The Macomb Daily

Jesse Trevino, painter who persevered after war injuries, dies at 76

- By Michael S. Rosenwald

Jesse Trevino, a prominent Mexican American artist who learned to paint with his left hand after his dominant right arm was rendered lifeless by an explosive booby trap he stepped on while fighting in the Vietnam War, died Feb. 13 at a hospice center in San Antonio. He was 76. The specific cause was not known, said his biographer Anthony Head. Mr. Trevino had recently been ill with COVID-19 and pneumonia.

In photoreali­stic style, Mr. Trevino painted portraits of Chicano life in San Antonio that have been exhibited across the country, including the Smithsonia­n American Art Museum. His towering murals on prominent city buildings are reflection­s of the city in which they hang.

“The thing about Jesse is that he captures the heart of his family and his communitie­s,” Ellen Riojas Clark, professor emerita of bicultural-bilingual studies at the University of Texas at San Antonio, told the Express-News in 2017. “So his work is very, very introspect­ive, but yet resonates with everybody’s spirit.”

Mr. Trevino was taking art classes in New York, painting tourists and Greenwich Village characters, when he was drafted in the war in late-1966. A few months later, racing to board a helicopter amid sniper fire, an explosion launched him 50 feet into a rice paddy.

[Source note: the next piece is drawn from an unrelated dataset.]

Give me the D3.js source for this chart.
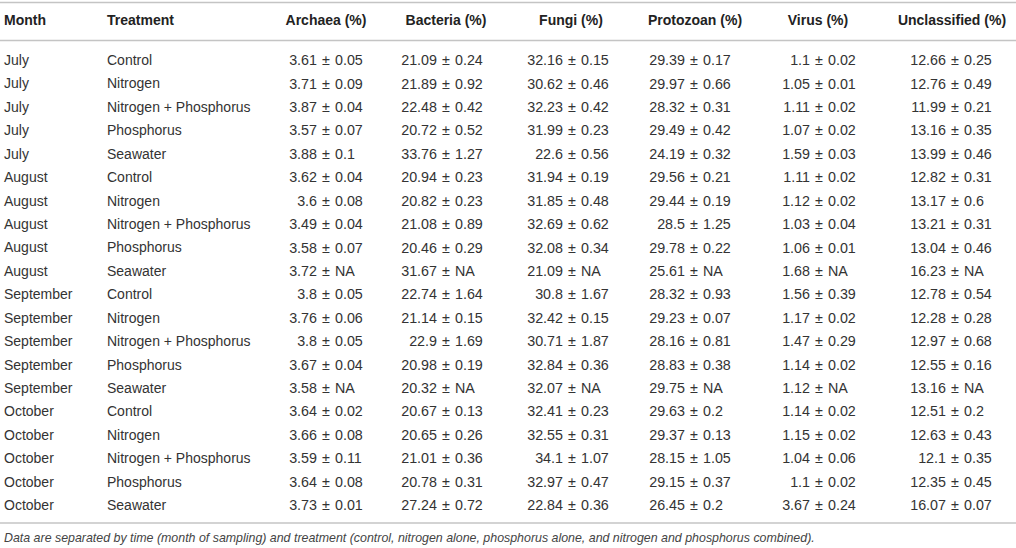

Jesus Trevino, the ninth of 12 siblings, was born in Monterrey, Mexico, on Dec. 24, 1946. His father worked as a mechanic, drove trucks and delivered milk, and his mother was a homemaker.

He was 4 when the family resettled in San Antonio. He drew cartoons on the walls of his home, and his mother made him wipe them away with soap and water. At age 6, he entered an art contest sponsored by the Witte Museum in San Antonio. He won first place with a drawing of doves.

“They had it on a little easel, and I remember going up to the podium and the people were clapping,” he told the News-Express. “I was nervous looking up, and I was taking in all the excitement of what was happening. What was happening is that I was getting compensate­d, recognized. It was such a great feeling that I said, ‘If I can do this for the rest of my life, this is what I want to do.’”

He continued winning contests in high school. After graduating in 1965, he won a scholarshi­p to the Art Students League in New York. Mr. Trevino was drafted less than a year later. As a Mexican citizen, he had options. He could repatriate and avoid Vietnam. Or he could fight. Feeling as American as “any other son of San Antonio,” his biographer wrote, Mr. Trevino chose to fight.

After his discharge from the Army in 1968, Mr. Trevino took art classes at San Antonio College, continuing to perfect his strokes with his left hand. He also returned to using his walls as a canvas.